There isn't a three level dependency here. The only dependency we have
to solve is that the SCMI OP-TEE transport shouldn't register on TEE
bus prior to registration of TEE bus. And switching SCMI subsystem to
subsys_initcall_sync() fixes that dependency even with OP-TEE FF-A
ABI.

>
> Even with FFA, the optee driver still registers from module_init level
> (== device_init level initcall), as when using legacy OP-TE SMC ABI.
> SCMI firmware driver is initialized from subsys_init level hence
> before optee driver. So I think SCMI optee transport relies on the
> same dependencies whatever OP-TEE is using FFA ABI or its legacy SCM
> ABI.
>

I guess here you are confusing the TEE subsystem driver invoked at
subsys_initcall() versus OP-TEE driver invoked at module_init().
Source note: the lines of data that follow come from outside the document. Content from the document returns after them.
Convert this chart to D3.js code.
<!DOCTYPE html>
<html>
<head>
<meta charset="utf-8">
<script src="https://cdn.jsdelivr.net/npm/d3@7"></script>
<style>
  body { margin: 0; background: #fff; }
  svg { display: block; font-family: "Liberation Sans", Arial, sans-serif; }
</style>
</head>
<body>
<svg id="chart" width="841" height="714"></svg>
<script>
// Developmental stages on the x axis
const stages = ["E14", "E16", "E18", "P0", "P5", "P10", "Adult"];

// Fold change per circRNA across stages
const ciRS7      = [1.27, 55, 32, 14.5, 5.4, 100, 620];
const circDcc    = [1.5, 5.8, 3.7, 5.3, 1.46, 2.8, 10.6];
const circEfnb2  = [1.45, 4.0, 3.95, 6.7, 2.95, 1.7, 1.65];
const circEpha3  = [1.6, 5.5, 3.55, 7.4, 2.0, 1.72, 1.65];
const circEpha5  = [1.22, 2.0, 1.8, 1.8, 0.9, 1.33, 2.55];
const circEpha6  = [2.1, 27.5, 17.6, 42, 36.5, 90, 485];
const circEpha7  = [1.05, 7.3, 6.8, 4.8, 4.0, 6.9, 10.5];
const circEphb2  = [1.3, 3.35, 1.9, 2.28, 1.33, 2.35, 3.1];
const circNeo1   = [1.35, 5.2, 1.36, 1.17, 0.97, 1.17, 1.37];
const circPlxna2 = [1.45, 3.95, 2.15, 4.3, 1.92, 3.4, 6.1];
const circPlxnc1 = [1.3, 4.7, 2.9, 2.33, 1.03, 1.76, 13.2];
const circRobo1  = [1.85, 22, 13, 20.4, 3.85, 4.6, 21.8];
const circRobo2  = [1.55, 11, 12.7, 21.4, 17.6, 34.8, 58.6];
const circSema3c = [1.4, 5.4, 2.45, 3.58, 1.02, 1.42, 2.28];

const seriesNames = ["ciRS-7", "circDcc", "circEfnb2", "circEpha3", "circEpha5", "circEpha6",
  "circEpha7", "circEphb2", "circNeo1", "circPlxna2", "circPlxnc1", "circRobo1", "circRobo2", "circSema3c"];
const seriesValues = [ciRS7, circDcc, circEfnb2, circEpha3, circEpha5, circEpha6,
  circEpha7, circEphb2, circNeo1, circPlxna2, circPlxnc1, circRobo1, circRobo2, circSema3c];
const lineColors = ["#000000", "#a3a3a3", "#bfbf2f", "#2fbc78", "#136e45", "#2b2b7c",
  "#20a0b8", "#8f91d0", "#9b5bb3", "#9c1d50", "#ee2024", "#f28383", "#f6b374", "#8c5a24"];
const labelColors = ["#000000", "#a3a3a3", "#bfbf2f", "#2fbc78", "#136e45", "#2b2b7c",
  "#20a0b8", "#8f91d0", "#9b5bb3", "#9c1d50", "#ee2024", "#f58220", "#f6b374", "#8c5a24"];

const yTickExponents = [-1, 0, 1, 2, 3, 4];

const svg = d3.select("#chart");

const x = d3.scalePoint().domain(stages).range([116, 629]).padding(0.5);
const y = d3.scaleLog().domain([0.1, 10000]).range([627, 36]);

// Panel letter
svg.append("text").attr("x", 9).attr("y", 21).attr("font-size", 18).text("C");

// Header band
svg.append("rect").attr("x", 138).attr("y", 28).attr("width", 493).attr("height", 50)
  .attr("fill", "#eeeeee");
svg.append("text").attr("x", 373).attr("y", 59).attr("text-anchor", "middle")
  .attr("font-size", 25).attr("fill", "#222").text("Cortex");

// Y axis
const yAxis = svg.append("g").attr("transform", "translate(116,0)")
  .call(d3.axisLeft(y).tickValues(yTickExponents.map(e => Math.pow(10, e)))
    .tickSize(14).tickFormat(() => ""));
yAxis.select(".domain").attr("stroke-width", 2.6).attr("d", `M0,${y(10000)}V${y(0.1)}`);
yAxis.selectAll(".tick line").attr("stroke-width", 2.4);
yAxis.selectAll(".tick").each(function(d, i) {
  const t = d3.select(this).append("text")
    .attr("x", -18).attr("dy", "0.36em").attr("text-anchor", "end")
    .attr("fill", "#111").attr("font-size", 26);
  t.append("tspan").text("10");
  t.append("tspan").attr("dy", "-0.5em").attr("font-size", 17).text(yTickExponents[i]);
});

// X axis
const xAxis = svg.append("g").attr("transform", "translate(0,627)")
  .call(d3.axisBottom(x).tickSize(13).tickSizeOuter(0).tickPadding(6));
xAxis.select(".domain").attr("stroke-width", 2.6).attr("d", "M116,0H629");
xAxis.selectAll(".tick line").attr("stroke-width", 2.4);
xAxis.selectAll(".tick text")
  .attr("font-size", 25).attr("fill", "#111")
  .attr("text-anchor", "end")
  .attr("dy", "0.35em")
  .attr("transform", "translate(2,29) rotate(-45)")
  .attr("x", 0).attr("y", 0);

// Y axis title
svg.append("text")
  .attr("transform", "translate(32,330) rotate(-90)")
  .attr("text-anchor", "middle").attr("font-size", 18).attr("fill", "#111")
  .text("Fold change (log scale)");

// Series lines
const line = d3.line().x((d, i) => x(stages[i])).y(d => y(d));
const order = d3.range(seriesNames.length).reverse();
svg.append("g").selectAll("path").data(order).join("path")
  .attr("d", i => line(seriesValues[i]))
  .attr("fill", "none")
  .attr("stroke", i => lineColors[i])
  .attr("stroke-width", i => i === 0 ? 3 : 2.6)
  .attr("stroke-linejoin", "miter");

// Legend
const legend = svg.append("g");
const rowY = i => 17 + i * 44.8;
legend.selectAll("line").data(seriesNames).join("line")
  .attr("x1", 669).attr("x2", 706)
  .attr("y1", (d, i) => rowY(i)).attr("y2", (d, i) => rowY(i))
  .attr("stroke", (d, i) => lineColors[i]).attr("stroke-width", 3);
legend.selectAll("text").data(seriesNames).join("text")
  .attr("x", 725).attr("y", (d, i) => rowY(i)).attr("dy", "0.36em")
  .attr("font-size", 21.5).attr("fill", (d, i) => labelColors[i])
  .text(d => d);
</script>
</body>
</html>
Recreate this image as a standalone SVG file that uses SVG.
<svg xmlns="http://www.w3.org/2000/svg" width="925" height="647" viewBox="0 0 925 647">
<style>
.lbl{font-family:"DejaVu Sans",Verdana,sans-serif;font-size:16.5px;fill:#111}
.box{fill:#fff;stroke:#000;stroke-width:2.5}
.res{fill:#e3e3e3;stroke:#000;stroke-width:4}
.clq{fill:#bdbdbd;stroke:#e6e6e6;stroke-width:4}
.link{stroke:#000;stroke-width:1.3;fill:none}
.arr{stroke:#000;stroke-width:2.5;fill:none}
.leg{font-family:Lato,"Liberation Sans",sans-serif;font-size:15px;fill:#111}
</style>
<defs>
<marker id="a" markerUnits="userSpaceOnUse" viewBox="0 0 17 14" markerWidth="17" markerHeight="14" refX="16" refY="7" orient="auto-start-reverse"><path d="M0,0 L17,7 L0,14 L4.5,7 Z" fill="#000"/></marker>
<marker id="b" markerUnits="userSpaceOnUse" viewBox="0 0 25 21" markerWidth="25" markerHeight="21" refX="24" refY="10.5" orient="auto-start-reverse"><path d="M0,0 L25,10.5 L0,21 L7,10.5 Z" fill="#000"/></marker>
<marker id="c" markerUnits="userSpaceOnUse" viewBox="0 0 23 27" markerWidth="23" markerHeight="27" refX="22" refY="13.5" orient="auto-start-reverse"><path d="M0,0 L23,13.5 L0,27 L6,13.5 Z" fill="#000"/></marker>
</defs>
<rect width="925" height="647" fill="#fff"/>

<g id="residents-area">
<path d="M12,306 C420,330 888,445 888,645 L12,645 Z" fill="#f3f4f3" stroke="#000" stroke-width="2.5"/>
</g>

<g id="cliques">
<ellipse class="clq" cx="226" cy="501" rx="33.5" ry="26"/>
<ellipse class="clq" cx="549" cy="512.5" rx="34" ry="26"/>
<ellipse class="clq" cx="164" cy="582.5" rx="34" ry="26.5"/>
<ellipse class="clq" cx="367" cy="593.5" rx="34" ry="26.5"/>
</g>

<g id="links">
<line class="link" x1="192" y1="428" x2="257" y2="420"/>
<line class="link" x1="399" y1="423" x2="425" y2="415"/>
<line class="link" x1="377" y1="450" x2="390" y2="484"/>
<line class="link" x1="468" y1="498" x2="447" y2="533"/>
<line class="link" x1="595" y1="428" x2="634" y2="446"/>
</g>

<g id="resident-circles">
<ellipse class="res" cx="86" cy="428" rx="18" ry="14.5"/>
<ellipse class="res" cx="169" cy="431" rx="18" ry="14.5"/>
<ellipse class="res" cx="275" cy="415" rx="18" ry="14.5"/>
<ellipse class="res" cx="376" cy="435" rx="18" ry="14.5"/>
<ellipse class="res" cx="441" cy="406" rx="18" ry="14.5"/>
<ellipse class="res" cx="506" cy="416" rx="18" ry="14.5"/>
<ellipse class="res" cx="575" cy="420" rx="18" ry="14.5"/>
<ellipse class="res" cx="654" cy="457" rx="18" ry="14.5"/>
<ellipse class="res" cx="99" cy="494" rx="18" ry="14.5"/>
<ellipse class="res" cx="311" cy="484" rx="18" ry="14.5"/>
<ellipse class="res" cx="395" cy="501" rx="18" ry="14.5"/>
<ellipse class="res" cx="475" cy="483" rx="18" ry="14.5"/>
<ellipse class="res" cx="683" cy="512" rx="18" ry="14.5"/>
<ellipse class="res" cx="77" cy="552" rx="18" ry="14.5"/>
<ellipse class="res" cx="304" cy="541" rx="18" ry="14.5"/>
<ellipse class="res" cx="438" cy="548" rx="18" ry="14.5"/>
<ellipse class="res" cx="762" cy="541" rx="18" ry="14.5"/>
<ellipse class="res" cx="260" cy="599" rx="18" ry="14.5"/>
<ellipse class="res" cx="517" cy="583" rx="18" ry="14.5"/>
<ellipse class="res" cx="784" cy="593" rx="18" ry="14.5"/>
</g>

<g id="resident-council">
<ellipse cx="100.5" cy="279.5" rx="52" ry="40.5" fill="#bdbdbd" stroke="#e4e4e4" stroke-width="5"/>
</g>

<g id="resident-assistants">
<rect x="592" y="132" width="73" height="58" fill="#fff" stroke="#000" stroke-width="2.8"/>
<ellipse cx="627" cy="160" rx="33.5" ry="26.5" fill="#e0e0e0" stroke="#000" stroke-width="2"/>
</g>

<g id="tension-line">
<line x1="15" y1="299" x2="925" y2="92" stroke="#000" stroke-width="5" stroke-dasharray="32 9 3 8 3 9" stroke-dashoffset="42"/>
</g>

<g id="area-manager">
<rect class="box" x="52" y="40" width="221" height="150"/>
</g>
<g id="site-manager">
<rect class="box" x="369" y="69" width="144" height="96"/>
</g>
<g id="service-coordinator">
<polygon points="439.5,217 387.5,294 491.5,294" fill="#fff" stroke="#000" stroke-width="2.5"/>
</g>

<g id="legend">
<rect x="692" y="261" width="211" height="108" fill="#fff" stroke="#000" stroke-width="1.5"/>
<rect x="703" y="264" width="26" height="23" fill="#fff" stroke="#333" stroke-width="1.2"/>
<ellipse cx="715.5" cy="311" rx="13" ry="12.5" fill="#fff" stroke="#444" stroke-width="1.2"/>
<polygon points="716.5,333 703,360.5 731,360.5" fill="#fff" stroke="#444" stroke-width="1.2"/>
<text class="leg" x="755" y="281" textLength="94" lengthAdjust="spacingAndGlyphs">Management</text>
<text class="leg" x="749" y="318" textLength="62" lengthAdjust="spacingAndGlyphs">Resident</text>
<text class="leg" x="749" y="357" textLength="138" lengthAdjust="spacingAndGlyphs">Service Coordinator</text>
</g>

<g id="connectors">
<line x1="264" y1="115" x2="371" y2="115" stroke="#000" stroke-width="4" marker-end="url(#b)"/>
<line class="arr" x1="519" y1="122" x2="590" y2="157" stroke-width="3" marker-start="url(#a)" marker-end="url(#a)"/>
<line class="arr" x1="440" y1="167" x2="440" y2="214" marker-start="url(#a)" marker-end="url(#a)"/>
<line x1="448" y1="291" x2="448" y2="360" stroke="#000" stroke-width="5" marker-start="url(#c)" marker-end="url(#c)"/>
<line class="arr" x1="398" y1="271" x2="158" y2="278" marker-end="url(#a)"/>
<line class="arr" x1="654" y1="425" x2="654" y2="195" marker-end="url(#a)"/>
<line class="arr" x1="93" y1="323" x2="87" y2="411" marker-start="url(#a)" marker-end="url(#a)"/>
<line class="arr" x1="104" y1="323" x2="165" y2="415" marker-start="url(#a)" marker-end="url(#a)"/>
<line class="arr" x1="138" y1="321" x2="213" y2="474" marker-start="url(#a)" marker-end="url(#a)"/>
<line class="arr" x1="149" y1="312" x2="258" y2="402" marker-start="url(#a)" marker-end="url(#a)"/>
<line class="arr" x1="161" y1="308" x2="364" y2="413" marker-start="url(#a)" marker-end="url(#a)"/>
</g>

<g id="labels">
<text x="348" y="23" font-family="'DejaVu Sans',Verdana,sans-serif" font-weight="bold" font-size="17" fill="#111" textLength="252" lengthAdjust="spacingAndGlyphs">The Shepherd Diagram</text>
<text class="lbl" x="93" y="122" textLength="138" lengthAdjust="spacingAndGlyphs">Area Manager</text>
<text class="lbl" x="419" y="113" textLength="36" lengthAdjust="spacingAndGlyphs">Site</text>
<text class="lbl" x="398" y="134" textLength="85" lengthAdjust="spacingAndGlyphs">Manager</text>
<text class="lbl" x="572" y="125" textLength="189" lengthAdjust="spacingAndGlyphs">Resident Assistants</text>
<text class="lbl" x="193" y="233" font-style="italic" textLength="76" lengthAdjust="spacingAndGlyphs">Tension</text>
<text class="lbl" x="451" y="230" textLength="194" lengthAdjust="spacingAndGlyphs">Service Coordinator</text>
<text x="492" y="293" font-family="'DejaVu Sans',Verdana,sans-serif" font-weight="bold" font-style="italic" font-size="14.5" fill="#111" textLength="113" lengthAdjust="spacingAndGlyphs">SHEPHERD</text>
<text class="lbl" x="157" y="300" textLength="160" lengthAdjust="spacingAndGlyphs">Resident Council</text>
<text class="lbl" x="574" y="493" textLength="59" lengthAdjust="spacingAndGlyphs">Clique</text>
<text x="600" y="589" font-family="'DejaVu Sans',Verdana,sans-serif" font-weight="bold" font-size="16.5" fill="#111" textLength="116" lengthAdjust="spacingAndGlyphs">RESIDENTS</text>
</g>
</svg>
The
TEE bus is registered by the TEE subsystem driver rather than the
OP-TEE driver.

So there is *no* dependency among SCMI firmware driver and OP-TEE
driver but rather the dependency is with TEE subsystem driver instead.

> Device discovery from OP-TEE bus will always need to wait for the
> OP-TEE bus to be ready.

It isn't an OP-TEE bus but rather a TEE bus with underlying TEE
implementations like OP-TEE etc. registering their corresponding
devices.

-Sumit